§ **Provided material**:
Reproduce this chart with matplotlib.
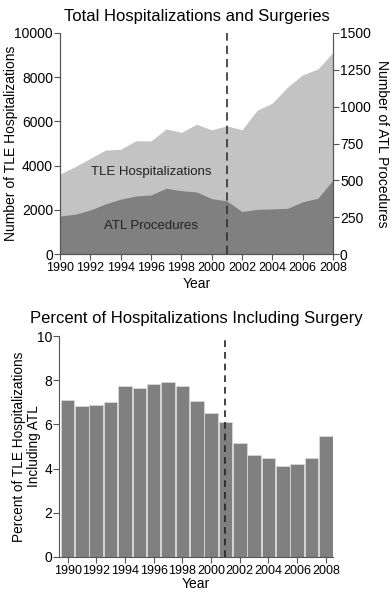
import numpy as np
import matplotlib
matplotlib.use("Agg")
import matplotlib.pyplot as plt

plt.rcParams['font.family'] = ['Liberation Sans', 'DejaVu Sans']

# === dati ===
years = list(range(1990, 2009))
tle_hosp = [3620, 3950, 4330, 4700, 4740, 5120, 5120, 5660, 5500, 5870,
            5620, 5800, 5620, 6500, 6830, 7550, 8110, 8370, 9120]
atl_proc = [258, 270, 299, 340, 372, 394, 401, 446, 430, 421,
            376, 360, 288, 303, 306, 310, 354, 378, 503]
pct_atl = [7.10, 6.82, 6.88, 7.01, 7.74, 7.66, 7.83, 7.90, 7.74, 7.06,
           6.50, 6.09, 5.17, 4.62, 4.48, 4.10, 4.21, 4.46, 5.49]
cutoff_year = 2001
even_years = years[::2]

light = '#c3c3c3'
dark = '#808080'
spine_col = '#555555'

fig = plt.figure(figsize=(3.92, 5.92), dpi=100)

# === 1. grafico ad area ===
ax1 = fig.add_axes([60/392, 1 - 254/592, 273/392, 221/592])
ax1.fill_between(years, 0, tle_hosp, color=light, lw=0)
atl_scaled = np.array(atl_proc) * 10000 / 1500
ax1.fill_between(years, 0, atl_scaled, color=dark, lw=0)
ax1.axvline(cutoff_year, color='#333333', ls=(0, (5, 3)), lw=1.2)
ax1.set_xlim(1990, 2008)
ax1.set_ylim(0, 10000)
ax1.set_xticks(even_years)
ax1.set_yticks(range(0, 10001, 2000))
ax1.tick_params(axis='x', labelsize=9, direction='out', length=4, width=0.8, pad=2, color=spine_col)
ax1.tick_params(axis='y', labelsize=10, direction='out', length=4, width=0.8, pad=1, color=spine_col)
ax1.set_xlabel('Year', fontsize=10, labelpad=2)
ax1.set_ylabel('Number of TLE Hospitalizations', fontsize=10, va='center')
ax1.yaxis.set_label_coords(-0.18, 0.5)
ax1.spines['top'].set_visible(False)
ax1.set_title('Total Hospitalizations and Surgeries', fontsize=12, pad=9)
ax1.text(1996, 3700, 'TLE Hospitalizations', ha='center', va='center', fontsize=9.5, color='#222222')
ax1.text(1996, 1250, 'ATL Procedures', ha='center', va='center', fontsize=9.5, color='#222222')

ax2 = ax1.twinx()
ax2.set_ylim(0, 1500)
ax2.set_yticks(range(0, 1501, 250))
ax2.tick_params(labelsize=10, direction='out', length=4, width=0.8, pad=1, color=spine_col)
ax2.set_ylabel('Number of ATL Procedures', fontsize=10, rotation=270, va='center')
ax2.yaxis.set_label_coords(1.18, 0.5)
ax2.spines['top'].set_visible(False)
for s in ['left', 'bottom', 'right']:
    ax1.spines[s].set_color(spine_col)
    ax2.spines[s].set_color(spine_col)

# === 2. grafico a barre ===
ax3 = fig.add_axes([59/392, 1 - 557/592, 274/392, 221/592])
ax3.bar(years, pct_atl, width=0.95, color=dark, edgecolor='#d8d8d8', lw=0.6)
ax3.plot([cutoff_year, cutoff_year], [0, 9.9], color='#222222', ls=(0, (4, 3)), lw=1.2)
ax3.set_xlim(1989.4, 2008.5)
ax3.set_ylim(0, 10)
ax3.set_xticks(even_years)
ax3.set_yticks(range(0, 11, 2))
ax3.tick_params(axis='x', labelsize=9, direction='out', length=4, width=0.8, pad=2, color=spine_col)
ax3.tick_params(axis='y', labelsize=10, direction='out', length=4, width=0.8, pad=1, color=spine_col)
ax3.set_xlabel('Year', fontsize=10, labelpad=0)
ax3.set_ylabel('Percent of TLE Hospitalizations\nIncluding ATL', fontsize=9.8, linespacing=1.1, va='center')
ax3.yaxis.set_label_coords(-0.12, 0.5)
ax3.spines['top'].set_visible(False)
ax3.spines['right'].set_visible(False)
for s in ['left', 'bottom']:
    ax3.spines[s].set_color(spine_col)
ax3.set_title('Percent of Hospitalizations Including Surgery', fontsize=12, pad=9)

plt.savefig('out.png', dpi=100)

§ **Aim of the task**:
Quote the data exactly, leaving every image out of the copy.

§ **Written answer**:
Reproduce this chart with matplotlib.
import numpy as np
import matplotlib
matplotlib.use("Agg")
import matplotlib.pyplot as plt

plt.rcParams['font.family'] = ['Liberation Sans', 'DejaVu Sans']

# === dati ===
years = list(range(1990, 2009))
tle_hosp = [3620, 3950, 4330, 4700, 4740, 5120, 5120, 5660, 5500, 5870,
            5620, 5800, 5620, 6500, 6830, 7550, 8110, 8370, 9120]
atl_proc = [258, 270, 299, 340, 372, 394, 401, 446, 430, 421,
            376, 360, 288, 303, 306, 310, 354, 378, 503]
pct_atl = [7.10, 6.82, 6.88, 7.01, 7.74, 7.66, 7.83, 7.90, 7.74, 7.06,
           6.50, 6.09, 5.17, 4.62, 4.48, 4.10, 4.21, 4.46, 5.49]
cutoff_year = 2001
even_years = years[::2]

light = '#c3c3c3'
dark = '#808080'
spine_col = '#555555'

fig = plt.figure(figsize=(3.92, 5.92), dpi=100)

# === 1. grafico ad area ===
ax1 = fig.add_axes([60/392, 1 - 254/592, 273/392, 221/592])
ax1.fill_between(years, 0, tle_hosp, color=light, lw=0)
atl_scaled = np.array(atl_proc) * 10000 / 1500
ax1.fill_between(years, 0, atl_scaled, color=dark, lw=0)
ax1.axvline(cutoff_year, color='#333333', ls=(0, (5, 3)), lw=1.2)
ax1.set_xlim(1990, 2008)
ax1.set_ylim(0, 10000)
ax1.set_xticks(even_years)
ax1.set_yticks(range(0, 10001, 2000))
ax1.tick_params(axis='x', labelsize=9, direction='out', length=4, width=0.8, pad=2, color=spine_col)
ax1.tick_params(axis='y', labelsize=10, direction='out', length=4, width=0.8, pad=1, color=spine_col)
ax1.set_xlabel('Year', fontsize=10, labelpad=2)
ax1.set_ylabel('Number of TLE Hospitalizations', fontsize=10, va='center')
ax1.yaxis.set_label_coords(-0.18, 0.5)
ax1.spines['top'].set_visible(False)
ax1.set_title('Total Hospitalizations and Surgeries', fontsize=12, pad=9)
ax1.text(1996, 3700, 'TLE Hospitalizations', ha='center', va='center', fontsize=9.5, color='#222222')
ax1.text(1996, 1250, 'ATL Procedures', ha='center', va='center', fontsize=9.5, color='#222222')

ax2 = ax1.twinx()
ax2.set_ylim(0, 1500)
ax2.set_yticks(range(0, 1501, 250))
ax2.tick_params(labelsize=10, direction='out', length=4, width=0.8, pad=1, color=spine_col)
ax2.set_ylabel('Number of ATL Procedures', fontsize=10, rotation=270, va='center')
ax2.yaxis.set_label_coords(1.18, 0.5)
ax2.spines['top'].set_visible(False)
for s in ['left', 'bottom', 'right']:
    ax1.spines[s].set_color(spine_col)
    ax2.spines[s].set_color(spine_col)

# === 2. grafico a barre ===
ax3 = fig.add_axes([59/392, 1 - 557/592, 274/392, 221/592])
ax3.bar(years, pct_atl, width=0.95, color=dark, edgecolor='#d8d8d8', lw=0.6)
ax3.plot([cutoff_year, cutoff_year], [0, 9.9], color='#222222', ls=(0, (4, 3)), lw=1.2)
ax3.set_xlim(1989.4, 2008.5)
ax3.set_ylim(0, 10)
ax3.set_xticks(even_years)
ax3.set_yticks(range(0, 11, 2))
ax3.tick_params(axis='x', labelsize=9, direction='out', length=4, width=0.8, pad=2, color=spine_col)
ax3.tick_params(axis='y', labelsize=10, direction='out', length=4, width=0.8, pad=1, color=spine_col)
ax3.set_xlabel('Year', fontsize=10, labelpad=0)
ax3.set_ylabel('Percent of TLE Hospitalizations\nIncluding ATL', fontsize=9.8, linespacing=1.1, va='center')
ax3.yaxis.set_label_coords(-0.12, 0.5)
ax3.spines['top'].set_visible(False)
ax3.spines['right'].set_visible(False)
for s in ['left', 'bottom']:
    ax3.spines[s].set_color(spine_col)
ax3.set_title('Percent of Hospitalizations Including Surgery', fontsize=12, pad=9)

plt.savefig('out.png', dpi=100)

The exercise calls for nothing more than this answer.